Relax, We’re Doomed

William J. BernsteinThe views presented here do not necessarily represent those of Advisor Perspectives.

Peter Thiel and Sam Altman have a plan for you: Come the apocalypse, you’re on your own, while they jet to Thiel’s 477-acre New Zealand redoubt. As put by fellow billionaire, LinkedIn founder Reid Hoffman, “Saying you’re ‘buying a house in New Zealand’ is kind of a wink, wink, say no more.”

Thiel, it turns out, had spent a total of 12 days in the island nation when the its Santa Monica consulate thoughtfully conferred his citizenship in a private ceremony.

The egregious irony here is, according to Luke Kemp’s Goliath’s Curse, that powerful billionaires like Thiel, Altman, and Hoffman may well have a hand in, or at least be tangentially associated with, ushering in said apocalypse. The primary driver of societal collapse, Kemp believes, is tech-powered inequality, for which Thiel, Altman, and Hoffman are the poster children.
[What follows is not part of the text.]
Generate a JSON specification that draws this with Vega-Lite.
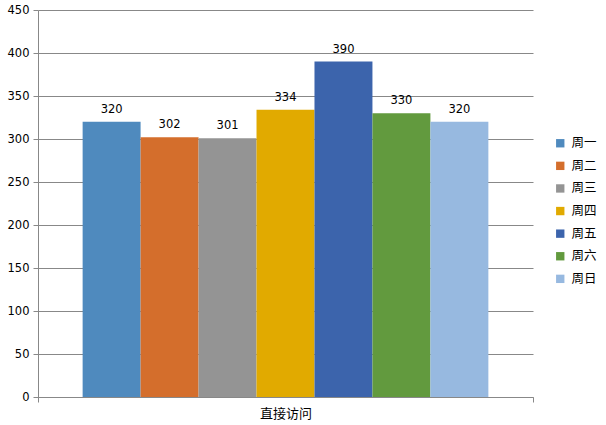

In the event of said apocalypse, Kemp points out that their skedaddle will ultimately fail, as long-term survival in a hostile environment — and not merely weathering the initial collapse — depends less on material resources than on self-awareness, emotional intelligence, and ability to cooperate with others, endowments noticeably in short supply among the current crop of billionaire tech bro übermenschen.

Empires Weren’t All That Great for Regular Folks

Kemp, a research associate at the Centre for the Study of Existential Risk at the University of Cambridge, offers the reader a sweeping perspective of the history of societal collapse that, while at times overgeneralized and overwrought, is always provocative.

Ever had a hankering to time travel to Rome or Persia’s Persepolis at the height of their empires? Kemp advises against: Great ancient empires were deeply unequal societies that immiserated all but a thin upper crust of their populations, a distribution you’d likely find yourself on the wrong side of.

The obverse of this coin is “the bright side of the dark ages”: What might depress the world’s Kenneth Clarks turns out to be a boon for the common man, who saw, as evidenced by their skeletal remains, their well-being improve when freed from the larcenous yoke of their despotic rulers.

Most prosaically, the Romans saw the Germanic “barbarians” as physical behemoths — well-nourished hulks who terrified the puny, underfed legionaries. Nostalgic for the British Raj? During the nineteenth century, Indian life expectancy fell from 27 to 22 years. How about the glories of the Industrial Revolution? Between the wake of the Black Death and 1800, the average height of European males shrank by three inches. On the other side of the coin, collapsing civilizations were manifestly less lethal: Systematic data show that decaying empires are less likely to commit genocide than smoothly functioning ones.

Besides adult heights that shrank then rose with the rise and fall of empires, so too did the homes of ancient commoners: A signal hallmark of advanced ancient societies was extreme inequality of dwelling sizes: thousands of pitifully small houses co-existing with a small number of huge ones—the prehistoric version of the Gini coefficient. Dwelling inequality in this world extended to the hereafter, as reflected in aristocratic tombs featuring a vast array of valuables—and not infrequently, the remains of servants and captives sacrificed to the ruler’s glory. For the average citizen, the collapse of a “great” civilization offered escape from the grip of a tyrannical, extractive state that stole his crops and enslaved his children.